United States v. Parker
United States Court of Appeals for the Fifth Circuit
376 F.2d 402 (1967)
Curtis L. Parker and his wife (plaintiffs) owned an oil and gasoline business. In 1959, Parker and his employee, B.K. Eaves, incorporated the business. The corporation had 1,000 shares of outstanding stock. Parker subscribed to 800 shares and Eaves subscribed to the remaining 200. The Articles of Incorporation granted the corporation a right of first refusal on all outstanding shares of stock. All stock certificates reflected this restriction. Parker and Evans independently entered a stockholders’ agreement that gave Parker the right to purchase Eaves’ shares should Eaves’ employment terminate.

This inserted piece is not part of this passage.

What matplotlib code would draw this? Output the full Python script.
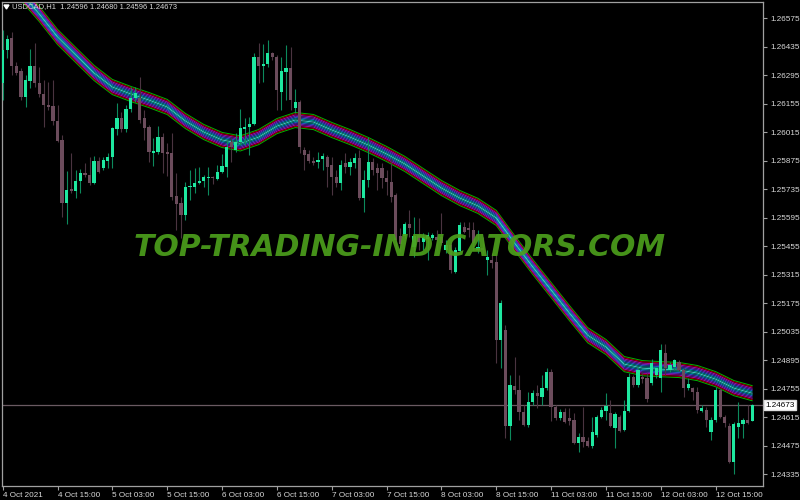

Eaves’ stock certificates included a legend indicating they were subject to the stockholders’ agreement between Parker and Eaves. At the first meeting of the board of directors, Parker sold depreciable assets to the corporation. The assets were valued at $95,738.70, which the corporation agreed to pay with interest in ten annual installments. Parker characterized the gain upon sale of these assets as long-term capital gains. The Commissioner (defendant) disallowed this characterization and treated the gain as ordinary income, assessing deficiencies for 1959, 1960, and 1961. The Parkers paid the taxes under protest and brought suit in district court for a refund. The district court granted the Parkers’ motion for summary judgment.